The White Landry Parish man who torched three Black churches in April 2019 to curry favor with “black metal” music fans has been sentenced to 25 years in federal prison after multiple members of the incinerated churches described the suffering he had caused them.
Earnest Hines, a deacon at Mt. Pleasant Baptist Church in Opelousas who works as a bricklayer, told U.S. District Judge Robert R. Summerhays on Monday he had been “mending and fixing on that building” for 30 years. “The legacy that I wanted to leave behind was you don’t need a lot of money, resources, or even a big congregation to have a church,” Hines said. “Now I can’t point to the steps and say I built those by myself. I wanted my work to be an example to all people. That’s all burned down.”
In addition to giving Holden Matthews, 22, a lengthy prison sentence, Summerhays in the Lafayette federal court also ordered the defendant to pay almost $2.7 million combined to Mt. Pleasant, to Greater Union Baptist Church in Opelousas and to St.

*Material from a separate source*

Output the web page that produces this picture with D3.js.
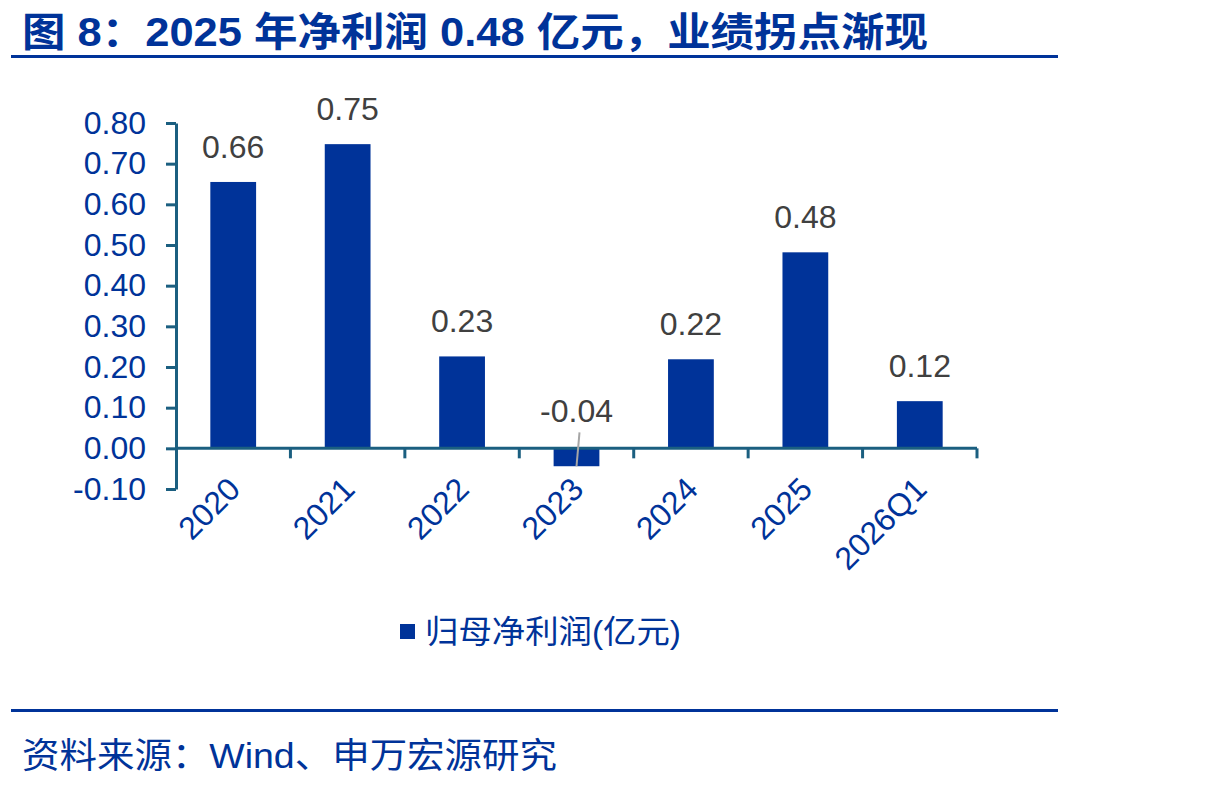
<!DOCTYPE html>
<html>
<head>
<meta charset="utf-8">
<script src="https://cdn.jsdelivr.net/npm/d3@7"></script>
<style>
  body { margin: 0; background: #fff; }
  svg text { font-family: Arial, "Liberation Sans", "Noto Sans CJK SC", sans-serif; }
</style>
</head>
<body>
<svg id="chart" width="1227" height="787"></svg>
<script>
// data
const categories = ["2020", "2021", "2022", "2023", "2024", "2025", "2026Q1"];
const profit = [0.655, 0.748, 0.226, -0.044, 0.219, 0.482, 0.116];
const profitLabels = ["0.66", "0.75", "0.23", "-0.04", "0.22", "0.48", "0.12"];
const yTicks = [-0.1, 0, 0.1, 0.2, 0.3, 0.4, 0.5, 0.6, 0.7, 0.8];
const seriesName = "归母净利润(亿元)";
const titleText = "图 8：2025 年净利润 0.48 亿元，业绩拐点渐现";
const sourceText = "资料来源：Wind、申万宏源研究";

const blue = "#003399";
const axisColor = "#1b5f80";
const labelGray = "#404040";

const svg = d3.select("#chart");

// title + rules
svg.append("text")
    .attr("x", 22).attr("y", 46)
    .attr("font-size", 40).attr("font-weight", "bold")
    .attr("textLength", 906).attr("lengthAdjust", "spacingAndGlyphs")
    .attr("fill", blue)
    .text(titleText);
svg.append("rect").attr("x", 11).attr("y", 55).attr("width", 1047).attr("height", 3).attr("fill", blue);
svg.append("rect").attr("x", 11).attr("y", 709).attr("width", 1047).attr("height", 3).attr("fill", blue);

svg.append("text")
    .attr("x", 22).attr("y", 768)
    .attr("font-size", 35)
    .attr("textLength", 535).attr("lengthAdjust", "spacingAndGlyphs")
    .attr("fill", blue)
    .text(sourceText);

// scales
const x = d3.scaleBand().domain(categories).range([176, 977]).paddingInner(0.6).paddingOuter(0.3);
const xb = d3.scaleBand().domain(categories).range([176, 977]);
const y = d3.scaleLinear().domain([-0.1, 0.8]).range([489, 123]);

// y axis
const yAxis = svg.append("g")
    .attr("transform", "translate(176,0)")
    .call(d3.axisLeft(y).tickValues(yTicks).tickFormat(d3.format(".2f")).tickSize(10).tickSizeOuter(0).tickPadding(20));
yAxis.select(".domain").attr("stroke", axisColor).attr("stroke-width", 3);
yAxis.selectAll(".tick line").attr("stroke", axisColor).attr("stroke-width", 3);
yAxis.selectAll(".tick text").attr("fill", blue).attr("font-size", 32)
    .attr("font-family", "Arial, 'Liberation Sans', sans-serif")
    .text(d => d3.format(".2f")(d).replace("−", "-"));

// bars
svg.append("g").selectAll("rect")
    .data(profit)
    .join("rect")
    .attr("x", (d, i) => x(categories[i]))
    .attr("width", x.bandwidth())
    .attr("y", d => y(Math.max(0, d)))
    .attr("height", d => Math.abs(y(d) - y(0)))
    .attr("fill", blue);

// x axis line and ticks at band boundaries
const xg = svg.append("g");
xg.append("line")
    .attr("x1", 176).attr("x2", 977)
    .attr("y1", y(0)).attr("y2", y(0))
    .attr("stroke", axisColor).attr("stroke-width", 3);
xg.selectAll(".xt")
    .data(categories)
    .join("line")
    .attr("class", "xt")
    .attr("x1", d => xb(d) + xb.bandwidth()).attr("x2", d => xb(d) + xb.bandwidth())
    .attr("y1", y(0)).attr("y2", y(0) + 10)
    .attr("stroke", axisColor).attr("stroke-width", 3);

// x labels rotated
xg.selectAll(".xl")
    .data(categories)
    .join("text")
    .attr("class", "xl")
    .attr("transform", d => `translate(${xb(d) + xb.bandwidth() / 2 - 7},${y(0) + 27}) rotate(-45)`)
    .attr("text-anchor", "end")
    .attr("dy", "0.7em")
    .attr("font-size", 32)
    .attr("fill", blue)
    .text(d => d);

// value labels
svg.append("g").selectAll("text")
    .data(profit)
    .join("text")
    .attr("x", (d, i) => x(categories[i]) + x.bandwidth() / 2)
    .attr("y", d => d >= 0 ? y(d) - 24 : y(0) - 26)
    .attr("text-anchor", "middle")
    .attr("font-size", 32)
    .attr("fill", labelGray)
    .text((d, i) => profitLabels[i]);

// leader line for the negative value
profit.forEach((d, i) => {
    if (d < 0) {
        const cx = x(categories[i]) + x.bandwidth() / 2;
        svg.append("line")
            .attr("x1", cx + 3).attr("y1", y(0) - 16)
            .attr("x2", cx).attr("y2", y(d))
            .attr("stroke", "#a6a6a6").attr("stroke-width", 2);
    }
});

// legend
const lg = svg.append("g").attr("transform", "translate(400,624)");
lg.append("rect").attr("width", 15).attr("height", 15).attr("fill", blue);
lg.append("text").attr("x", 25).attr("y", 8).attr("dy", "0.35em")
    .attr("font-size", 32).attr("fill", blue)
    .attr("textLength", 256).attr("lengthAdjust", "spacingAndGlyphs")
    .text(seriesName);
</script>
</body>
</html>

Mary Baptist Church in Port Barre.
Addressing the members of the three churches, Matthews said, “There’s not a word in the English language to say how sorry I am.” He said he wished he had a chance to rebuild the churches “with my own hands, brick by brick.” Matthews pleaded guilty in February to state and federal charges related to the arsons. He has not been sentenced in state court, but whatever sentence he receives is expected to run concurrently with his federal sentence.